Data supplied >>
+++
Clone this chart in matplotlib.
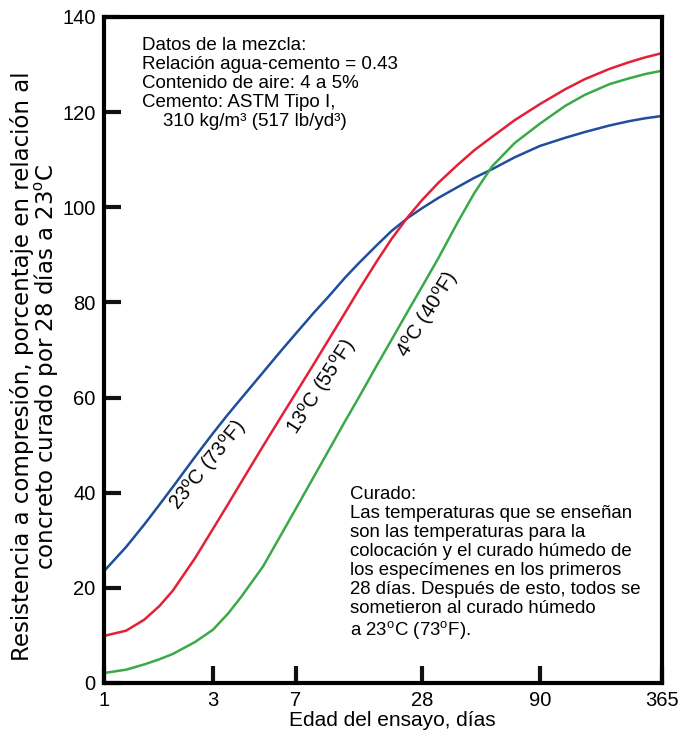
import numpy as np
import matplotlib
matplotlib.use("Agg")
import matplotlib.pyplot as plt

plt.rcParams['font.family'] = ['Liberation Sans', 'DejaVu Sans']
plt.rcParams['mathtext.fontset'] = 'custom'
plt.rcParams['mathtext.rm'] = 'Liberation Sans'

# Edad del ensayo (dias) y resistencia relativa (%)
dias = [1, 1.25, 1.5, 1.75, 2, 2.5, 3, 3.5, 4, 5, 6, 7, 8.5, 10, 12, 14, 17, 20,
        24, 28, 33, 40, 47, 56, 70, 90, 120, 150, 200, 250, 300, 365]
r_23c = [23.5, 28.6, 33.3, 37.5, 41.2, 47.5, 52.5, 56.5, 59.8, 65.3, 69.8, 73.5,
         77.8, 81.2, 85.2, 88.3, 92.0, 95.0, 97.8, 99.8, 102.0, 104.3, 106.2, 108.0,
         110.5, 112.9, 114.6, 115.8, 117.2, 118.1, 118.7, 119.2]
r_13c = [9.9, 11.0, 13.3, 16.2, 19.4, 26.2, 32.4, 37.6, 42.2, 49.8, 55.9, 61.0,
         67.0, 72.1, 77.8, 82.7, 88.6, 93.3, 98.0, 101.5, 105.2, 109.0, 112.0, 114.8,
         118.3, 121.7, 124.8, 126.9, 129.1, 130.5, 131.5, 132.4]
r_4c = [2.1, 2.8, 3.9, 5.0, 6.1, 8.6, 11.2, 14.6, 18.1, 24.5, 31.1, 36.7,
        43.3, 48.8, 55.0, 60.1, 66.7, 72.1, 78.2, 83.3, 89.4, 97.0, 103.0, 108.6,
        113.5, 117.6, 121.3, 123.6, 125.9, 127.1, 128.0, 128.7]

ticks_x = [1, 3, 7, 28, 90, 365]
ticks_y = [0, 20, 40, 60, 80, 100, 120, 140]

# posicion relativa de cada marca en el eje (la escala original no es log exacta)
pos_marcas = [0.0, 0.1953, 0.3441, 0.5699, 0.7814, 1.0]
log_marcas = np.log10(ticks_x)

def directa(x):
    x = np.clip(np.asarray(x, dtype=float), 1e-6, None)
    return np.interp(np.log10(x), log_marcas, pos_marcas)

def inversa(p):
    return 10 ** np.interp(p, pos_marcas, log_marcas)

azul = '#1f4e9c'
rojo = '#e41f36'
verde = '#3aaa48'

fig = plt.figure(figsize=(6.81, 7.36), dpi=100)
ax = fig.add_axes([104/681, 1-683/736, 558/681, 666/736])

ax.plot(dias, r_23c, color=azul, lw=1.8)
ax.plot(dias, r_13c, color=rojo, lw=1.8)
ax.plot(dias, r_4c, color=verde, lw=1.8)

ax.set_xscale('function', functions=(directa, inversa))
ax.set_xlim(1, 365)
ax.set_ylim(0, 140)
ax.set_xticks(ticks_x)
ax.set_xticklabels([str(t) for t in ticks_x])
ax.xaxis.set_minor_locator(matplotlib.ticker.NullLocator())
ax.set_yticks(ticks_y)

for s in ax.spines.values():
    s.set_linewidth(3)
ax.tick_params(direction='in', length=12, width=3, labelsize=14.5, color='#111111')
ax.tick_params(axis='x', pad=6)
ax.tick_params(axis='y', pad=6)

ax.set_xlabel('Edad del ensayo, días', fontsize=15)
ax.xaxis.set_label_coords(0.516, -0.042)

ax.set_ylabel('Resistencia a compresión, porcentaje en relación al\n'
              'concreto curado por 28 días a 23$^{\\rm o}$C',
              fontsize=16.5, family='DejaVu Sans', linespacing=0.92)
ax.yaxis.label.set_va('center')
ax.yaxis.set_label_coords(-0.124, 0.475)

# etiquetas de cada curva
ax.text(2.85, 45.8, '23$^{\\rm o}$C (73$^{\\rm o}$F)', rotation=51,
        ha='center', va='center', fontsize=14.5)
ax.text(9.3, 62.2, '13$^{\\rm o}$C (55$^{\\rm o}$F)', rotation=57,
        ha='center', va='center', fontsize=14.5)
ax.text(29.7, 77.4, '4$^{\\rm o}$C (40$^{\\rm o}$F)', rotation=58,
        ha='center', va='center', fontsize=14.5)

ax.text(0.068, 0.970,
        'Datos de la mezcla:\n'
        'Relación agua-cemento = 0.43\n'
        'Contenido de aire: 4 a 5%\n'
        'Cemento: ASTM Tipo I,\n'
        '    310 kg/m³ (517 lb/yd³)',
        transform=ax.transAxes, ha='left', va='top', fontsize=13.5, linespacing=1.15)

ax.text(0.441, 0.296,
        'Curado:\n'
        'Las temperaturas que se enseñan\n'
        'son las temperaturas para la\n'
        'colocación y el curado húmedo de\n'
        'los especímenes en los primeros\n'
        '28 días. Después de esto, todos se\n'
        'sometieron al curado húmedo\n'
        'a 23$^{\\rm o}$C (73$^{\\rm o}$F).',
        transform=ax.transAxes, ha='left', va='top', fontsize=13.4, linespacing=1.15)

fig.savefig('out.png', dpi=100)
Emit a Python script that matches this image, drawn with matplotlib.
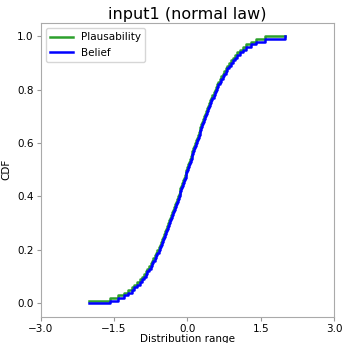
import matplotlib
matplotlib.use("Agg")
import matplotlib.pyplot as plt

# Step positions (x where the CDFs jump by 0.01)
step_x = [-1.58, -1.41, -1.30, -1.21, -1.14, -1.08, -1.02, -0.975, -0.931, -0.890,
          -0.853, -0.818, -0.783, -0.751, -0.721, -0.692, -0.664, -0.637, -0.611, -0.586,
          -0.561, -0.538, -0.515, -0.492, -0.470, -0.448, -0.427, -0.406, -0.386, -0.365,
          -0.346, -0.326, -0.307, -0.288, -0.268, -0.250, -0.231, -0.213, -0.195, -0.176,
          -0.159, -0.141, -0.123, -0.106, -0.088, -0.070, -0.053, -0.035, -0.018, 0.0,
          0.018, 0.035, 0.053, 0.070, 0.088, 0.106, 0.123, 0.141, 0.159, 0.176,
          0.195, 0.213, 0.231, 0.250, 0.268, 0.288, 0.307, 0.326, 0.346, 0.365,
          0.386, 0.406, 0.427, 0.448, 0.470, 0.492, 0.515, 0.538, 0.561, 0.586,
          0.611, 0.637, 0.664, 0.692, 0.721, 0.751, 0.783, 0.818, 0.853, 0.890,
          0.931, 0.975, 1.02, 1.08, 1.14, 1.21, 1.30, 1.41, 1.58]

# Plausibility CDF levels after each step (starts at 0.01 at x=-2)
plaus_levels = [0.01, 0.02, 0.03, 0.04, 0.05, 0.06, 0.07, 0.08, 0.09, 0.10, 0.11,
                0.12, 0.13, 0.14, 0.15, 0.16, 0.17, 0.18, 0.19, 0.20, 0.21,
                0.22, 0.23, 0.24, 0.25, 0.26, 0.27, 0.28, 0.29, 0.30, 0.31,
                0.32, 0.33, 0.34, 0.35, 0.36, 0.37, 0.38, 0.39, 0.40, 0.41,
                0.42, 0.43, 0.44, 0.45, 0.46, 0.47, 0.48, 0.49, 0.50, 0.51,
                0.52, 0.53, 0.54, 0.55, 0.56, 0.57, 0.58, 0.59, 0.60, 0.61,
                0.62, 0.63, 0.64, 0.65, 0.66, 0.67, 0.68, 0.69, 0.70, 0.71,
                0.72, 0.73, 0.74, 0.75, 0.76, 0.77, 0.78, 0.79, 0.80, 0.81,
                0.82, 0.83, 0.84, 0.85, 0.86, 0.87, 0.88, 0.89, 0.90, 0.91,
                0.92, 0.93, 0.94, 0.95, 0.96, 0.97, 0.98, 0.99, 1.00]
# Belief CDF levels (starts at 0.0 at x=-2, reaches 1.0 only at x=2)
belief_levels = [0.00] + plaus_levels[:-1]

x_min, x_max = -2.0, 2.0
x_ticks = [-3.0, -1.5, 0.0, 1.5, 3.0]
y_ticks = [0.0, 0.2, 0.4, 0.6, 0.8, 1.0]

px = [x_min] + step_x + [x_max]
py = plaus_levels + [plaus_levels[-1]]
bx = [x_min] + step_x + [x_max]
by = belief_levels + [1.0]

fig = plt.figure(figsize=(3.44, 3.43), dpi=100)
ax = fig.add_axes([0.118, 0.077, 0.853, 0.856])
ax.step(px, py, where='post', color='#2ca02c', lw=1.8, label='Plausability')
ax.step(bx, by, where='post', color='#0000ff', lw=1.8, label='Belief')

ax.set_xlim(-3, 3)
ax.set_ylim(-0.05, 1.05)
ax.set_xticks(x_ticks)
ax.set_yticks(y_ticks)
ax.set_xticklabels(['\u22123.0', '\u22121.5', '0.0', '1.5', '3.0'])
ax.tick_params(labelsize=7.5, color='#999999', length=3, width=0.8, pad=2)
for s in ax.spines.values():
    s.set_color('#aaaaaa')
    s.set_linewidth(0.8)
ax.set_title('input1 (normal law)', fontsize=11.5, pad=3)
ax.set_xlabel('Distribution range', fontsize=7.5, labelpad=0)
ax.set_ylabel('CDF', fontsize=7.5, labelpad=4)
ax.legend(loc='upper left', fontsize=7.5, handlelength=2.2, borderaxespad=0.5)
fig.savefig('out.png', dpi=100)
+++
Problem requirements >>
Reproduce the data above word for word from its first line through the line that holds "ax.plot(dias, r_4c, color=verde, lw=1.8)", both ends included; skip pictures.

Written response >>
Clone this chart in matplotlib.
import numpy as np
import matplotlib
matplotlib.use("Agg")
import matplotlib.pyplot as plt

plt.rcParams['font.family'] = ['Liberation Sans', 'DejaVu Sans']
plt.rcParams['mathtext.fontset'] = 'custom'
plt.rcParams['mathtext.rm'] = 'Liberation Sans'

# Edad del ensayo (dias) y resistencia relativa (%)
dias = [1, 1.25, 1.5, 1.75, 2, 2.5, 3, 3.5, 4, 5, 6, 7, 8.5, 10, 12, 14, 17, 20,
        24, 28, 33, 40, 47, 56, 70, 90, 120, 150, 200, 250, 300, 365]
r_23c = [23.5, 28.6, 33.3, 37.5, 41.2, 47.5, 52.5, 56.5, 59.8, 65.3, 69.8, 73.5,
         77.8, 81.2, 85.2, 88.3, 92.0, 95.0, 97.8, 99.8, 102.0, 104.3, 106.2, 108.0,
         110.5, 112.9, 114.6, 115.8, 117.2, 118.1, 118.7, 119.2]
r_13c = [9.9, 11.0, 13.3, 16.2, 19.4, 26.2, 32.4, 37.6, 42.2, 49.8, 55.9, 61.0,
         67.0, 72.1, 77.8, 82.7, 88.6, 93.3, 98.0, 101.5, 105.2, 109.0, 112.0, 114.8,
         118.3, 121.7, 124.8, 126.9, 129.1, 130.5, 131.5, 132.4]
r_4c = [2.1, 2.8, 3.9, 5.0, 6.1, 8.6, 11.2, 14.6, 18.1, 24.5, 31.1, 36.7,
        43.3, 48.8, 55.0, 60.1, 66.7, 72.1, 78.2, 83.3, 89.4, 97.0, 103.0, 108.6,
        113.5, 117.6, 121.3, 123.6, 125.9, 127.1, 128.0, 128.7]

ticks_x = [1, 3, 7, 28, 90, 365]
ticks_y = [0, 20, 40, 60, 80, 100, 120, 140]

# posicion relativa de cada marca en el eje (la escala original no es log exacta)
pos_marcas = [0.0, 0.1953, 0.3441, 0.5699, 0.7814, 1.0]
log_marcas = np.log10(ticks_x)

def directa(x):
    x = np.clip(np.asarray(x, dtype=float), 1e-6, None)
    return np.interp(np.log10(x), log_marcas, pos_marcas)

def inversa(p):
    return 10 ** np.interp(p, pos_marcas, log_marcas)

azul = '#1f4e9c'
rojo = '#e41f36'
verde = '#3aaa48'

fig = plt.figure(figsize=(6.81, 7.36), dpi=100)
ax = fig.add_axes([104/681, 1-683/736, 558/681, 666/736])

ax.plot(dias, r_23c, color=azul, lw=1.8)
ax.plot(dias, r_13c, color=rojo, lw=1.8)
ax.plot(dias, r_4c, color=verde, lw=1.8)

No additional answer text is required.